▸ **Stored data**:
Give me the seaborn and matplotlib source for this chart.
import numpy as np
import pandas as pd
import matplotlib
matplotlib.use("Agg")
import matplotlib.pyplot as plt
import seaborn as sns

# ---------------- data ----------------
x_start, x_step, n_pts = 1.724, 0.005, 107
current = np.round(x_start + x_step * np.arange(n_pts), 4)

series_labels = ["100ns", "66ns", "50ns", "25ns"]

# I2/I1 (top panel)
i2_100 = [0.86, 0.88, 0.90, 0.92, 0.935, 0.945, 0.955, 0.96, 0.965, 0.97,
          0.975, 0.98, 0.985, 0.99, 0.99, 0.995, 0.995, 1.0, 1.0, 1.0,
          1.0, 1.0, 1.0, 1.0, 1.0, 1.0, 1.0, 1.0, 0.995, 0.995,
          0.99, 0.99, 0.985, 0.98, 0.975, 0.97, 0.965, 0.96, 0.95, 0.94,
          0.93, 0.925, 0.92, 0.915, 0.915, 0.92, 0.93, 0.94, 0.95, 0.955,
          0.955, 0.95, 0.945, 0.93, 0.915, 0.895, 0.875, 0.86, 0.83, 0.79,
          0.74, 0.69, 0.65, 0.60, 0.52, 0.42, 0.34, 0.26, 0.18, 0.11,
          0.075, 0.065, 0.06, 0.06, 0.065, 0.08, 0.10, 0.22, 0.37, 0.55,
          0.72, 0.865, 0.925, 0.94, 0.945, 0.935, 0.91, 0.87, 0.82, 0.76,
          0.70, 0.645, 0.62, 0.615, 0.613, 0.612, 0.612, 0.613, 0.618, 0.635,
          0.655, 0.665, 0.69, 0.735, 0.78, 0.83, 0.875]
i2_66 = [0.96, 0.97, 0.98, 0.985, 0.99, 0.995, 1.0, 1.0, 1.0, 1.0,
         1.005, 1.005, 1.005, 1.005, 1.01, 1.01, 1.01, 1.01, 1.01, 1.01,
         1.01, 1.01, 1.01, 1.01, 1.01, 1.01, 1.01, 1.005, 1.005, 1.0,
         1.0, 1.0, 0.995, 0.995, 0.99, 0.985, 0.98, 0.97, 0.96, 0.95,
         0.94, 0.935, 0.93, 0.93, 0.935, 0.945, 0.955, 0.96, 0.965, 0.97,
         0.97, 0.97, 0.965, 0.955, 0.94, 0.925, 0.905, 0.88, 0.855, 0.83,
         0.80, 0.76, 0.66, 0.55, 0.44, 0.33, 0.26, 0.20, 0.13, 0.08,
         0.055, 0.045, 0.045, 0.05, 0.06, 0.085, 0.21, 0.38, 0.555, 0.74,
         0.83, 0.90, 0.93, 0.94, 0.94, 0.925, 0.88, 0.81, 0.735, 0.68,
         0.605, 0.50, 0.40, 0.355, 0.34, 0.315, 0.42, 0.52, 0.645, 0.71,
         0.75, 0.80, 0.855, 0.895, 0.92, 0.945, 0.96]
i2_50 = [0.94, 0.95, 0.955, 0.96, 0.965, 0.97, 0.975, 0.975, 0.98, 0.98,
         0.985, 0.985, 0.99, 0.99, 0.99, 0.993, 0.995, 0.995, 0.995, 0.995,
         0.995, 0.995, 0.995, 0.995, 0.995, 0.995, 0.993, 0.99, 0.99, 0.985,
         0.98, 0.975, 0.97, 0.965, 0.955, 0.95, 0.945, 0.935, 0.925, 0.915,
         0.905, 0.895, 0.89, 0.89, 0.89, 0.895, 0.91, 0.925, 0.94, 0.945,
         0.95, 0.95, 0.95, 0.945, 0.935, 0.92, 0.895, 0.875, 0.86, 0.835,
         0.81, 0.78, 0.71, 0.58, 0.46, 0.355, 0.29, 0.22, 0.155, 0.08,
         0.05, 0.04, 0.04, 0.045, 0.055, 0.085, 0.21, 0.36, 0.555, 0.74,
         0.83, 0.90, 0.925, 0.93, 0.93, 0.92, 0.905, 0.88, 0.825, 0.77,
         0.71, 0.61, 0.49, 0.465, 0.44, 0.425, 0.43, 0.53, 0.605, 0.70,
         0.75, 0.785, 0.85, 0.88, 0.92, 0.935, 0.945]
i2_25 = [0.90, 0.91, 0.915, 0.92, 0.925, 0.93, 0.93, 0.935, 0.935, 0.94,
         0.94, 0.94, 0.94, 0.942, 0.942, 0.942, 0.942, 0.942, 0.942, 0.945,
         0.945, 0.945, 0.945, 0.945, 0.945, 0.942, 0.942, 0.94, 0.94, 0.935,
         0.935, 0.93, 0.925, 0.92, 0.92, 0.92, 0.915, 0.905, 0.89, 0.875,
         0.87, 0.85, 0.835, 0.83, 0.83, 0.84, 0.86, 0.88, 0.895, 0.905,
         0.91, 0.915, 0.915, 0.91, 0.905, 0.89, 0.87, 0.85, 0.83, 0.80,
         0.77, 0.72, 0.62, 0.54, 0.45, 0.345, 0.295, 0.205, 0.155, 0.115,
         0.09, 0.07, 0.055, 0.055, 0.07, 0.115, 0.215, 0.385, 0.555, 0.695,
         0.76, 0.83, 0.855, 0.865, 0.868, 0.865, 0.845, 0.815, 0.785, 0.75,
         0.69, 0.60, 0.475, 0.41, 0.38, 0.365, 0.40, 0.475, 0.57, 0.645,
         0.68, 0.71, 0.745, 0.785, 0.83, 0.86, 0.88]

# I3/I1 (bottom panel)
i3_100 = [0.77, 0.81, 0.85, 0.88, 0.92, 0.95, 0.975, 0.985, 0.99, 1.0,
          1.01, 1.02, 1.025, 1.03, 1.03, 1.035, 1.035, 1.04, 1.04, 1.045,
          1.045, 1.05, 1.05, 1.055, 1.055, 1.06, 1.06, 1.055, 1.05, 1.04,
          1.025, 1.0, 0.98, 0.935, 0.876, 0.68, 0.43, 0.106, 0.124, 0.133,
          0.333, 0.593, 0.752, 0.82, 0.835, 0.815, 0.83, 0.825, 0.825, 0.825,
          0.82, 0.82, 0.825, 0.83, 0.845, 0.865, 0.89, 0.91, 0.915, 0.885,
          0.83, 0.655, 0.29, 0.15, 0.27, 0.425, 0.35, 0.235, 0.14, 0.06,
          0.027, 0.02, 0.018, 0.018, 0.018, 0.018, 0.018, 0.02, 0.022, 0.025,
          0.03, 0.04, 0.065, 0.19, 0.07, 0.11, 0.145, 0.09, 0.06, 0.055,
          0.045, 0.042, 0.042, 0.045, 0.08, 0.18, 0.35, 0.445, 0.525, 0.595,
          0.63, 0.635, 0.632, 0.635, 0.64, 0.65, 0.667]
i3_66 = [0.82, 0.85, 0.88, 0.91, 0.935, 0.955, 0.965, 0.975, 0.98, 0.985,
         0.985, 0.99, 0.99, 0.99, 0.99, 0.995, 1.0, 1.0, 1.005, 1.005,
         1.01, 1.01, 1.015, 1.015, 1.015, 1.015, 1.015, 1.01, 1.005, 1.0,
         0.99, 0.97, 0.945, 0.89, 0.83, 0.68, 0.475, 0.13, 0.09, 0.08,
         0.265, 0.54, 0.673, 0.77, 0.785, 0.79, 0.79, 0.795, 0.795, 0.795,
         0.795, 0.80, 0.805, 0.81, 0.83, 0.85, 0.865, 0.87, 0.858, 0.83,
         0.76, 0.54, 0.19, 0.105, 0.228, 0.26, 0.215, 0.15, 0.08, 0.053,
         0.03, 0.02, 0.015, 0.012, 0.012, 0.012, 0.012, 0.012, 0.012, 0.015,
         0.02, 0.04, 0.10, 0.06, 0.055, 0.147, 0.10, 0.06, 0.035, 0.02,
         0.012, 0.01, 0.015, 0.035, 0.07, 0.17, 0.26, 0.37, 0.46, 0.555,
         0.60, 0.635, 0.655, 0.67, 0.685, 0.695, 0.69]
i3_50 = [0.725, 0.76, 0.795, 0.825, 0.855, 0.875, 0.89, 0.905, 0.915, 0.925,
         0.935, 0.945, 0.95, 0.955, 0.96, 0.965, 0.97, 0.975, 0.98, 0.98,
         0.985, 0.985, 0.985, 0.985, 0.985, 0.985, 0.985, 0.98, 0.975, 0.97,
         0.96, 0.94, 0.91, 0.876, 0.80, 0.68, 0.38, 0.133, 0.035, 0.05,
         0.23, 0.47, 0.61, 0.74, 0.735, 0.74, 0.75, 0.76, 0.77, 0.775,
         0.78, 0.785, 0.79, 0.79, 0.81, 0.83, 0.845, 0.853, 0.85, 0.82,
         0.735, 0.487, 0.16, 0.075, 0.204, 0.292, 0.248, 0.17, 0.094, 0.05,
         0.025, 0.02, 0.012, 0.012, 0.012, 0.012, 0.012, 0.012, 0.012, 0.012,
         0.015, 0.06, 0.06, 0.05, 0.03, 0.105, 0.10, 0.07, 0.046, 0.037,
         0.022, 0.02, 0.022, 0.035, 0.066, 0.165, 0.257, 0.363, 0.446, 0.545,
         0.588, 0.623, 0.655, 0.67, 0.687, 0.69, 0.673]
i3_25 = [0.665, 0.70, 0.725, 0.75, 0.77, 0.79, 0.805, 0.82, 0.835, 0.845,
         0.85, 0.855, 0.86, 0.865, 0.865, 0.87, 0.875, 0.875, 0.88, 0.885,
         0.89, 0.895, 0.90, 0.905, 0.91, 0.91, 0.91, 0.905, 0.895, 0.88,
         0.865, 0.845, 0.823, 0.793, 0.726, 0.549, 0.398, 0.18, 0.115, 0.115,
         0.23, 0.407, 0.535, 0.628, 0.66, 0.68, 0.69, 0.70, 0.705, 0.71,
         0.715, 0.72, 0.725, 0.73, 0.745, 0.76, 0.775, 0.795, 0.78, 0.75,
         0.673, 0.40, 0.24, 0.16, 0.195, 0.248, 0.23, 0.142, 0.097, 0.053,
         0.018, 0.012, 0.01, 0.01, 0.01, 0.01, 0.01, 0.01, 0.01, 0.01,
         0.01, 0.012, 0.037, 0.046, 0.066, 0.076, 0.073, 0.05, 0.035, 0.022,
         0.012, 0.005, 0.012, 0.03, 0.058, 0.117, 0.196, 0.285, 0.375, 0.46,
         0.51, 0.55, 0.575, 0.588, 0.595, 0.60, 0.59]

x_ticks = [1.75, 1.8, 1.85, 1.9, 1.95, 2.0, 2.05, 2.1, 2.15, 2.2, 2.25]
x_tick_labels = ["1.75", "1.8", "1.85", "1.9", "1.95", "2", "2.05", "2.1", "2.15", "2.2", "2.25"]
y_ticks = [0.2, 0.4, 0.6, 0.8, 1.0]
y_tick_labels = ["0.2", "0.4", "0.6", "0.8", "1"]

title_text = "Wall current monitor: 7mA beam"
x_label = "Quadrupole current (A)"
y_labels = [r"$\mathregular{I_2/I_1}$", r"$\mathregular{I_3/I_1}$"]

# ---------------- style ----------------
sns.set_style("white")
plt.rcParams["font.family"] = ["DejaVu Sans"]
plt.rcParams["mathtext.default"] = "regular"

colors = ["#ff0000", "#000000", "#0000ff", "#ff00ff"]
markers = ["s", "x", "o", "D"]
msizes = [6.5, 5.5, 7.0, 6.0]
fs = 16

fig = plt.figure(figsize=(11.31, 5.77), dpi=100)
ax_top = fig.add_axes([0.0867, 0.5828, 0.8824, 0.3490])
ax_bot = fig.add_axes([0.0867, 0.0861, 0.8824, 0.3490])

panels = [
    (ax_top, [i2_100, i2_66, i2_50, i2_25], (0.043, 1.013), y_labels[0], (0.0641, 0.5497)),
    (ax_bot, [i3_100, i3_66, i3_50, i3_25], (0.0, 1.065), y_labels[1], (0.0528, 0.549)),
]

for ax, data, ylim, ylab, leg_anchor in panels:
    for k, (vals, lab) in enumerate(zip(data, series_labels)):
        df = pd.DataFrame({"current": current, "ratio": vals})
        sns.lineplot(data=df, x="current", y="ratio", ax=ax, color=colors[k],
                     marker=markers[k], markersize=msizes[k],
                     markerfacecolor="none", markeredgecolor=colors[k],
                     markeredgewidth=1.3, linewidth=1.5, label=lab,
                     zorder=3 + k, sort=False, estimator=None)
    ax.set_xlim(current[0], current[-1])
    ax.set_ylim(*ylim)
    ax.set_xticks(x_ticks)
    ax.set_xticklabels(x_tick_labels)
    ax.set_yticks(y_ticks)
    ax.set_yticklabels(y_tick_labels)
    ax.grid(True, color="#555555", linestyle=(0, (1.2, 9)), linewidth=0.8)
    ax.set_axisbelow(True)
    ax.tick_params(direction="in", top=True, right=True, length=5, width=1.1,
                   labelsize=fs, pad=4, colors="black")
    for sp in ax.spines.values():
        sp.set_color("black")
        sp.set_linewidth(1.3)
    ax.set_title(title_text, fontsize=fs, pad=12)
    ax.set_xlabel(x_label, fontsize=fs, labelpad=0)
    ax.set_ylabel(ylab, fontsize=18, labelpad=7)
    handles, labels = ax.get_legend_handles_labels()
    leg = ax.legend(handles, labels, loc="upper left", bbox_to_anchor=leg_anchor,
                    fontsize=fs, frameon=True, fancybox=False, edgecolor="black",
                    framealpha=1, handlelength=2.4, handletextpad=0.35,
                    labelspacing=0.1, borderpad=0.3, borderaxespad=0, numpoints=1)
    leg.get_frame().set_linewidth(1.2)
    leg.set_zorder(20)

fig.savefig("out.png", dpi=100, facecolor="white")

▸ **Exercise brief**: Everything from the first line of the data through the line containing "current = np.round(x_start" should be echoed exactly. Add nothing.

▸ **Solved problem**:
Give me the seaborn and matplotlib source for this chart.
import numpy as np
import pandas as pd
import matplotlib
matplotlib.use("Agg")
import matplotlib.pyplot as plt
import seaborn as sns

# ---------------- data ----------------
x_start, x_step, n_pts = 1.724, 0.005, 107
current = np.round(x_start + x_step * np.arange(n_pts), 4)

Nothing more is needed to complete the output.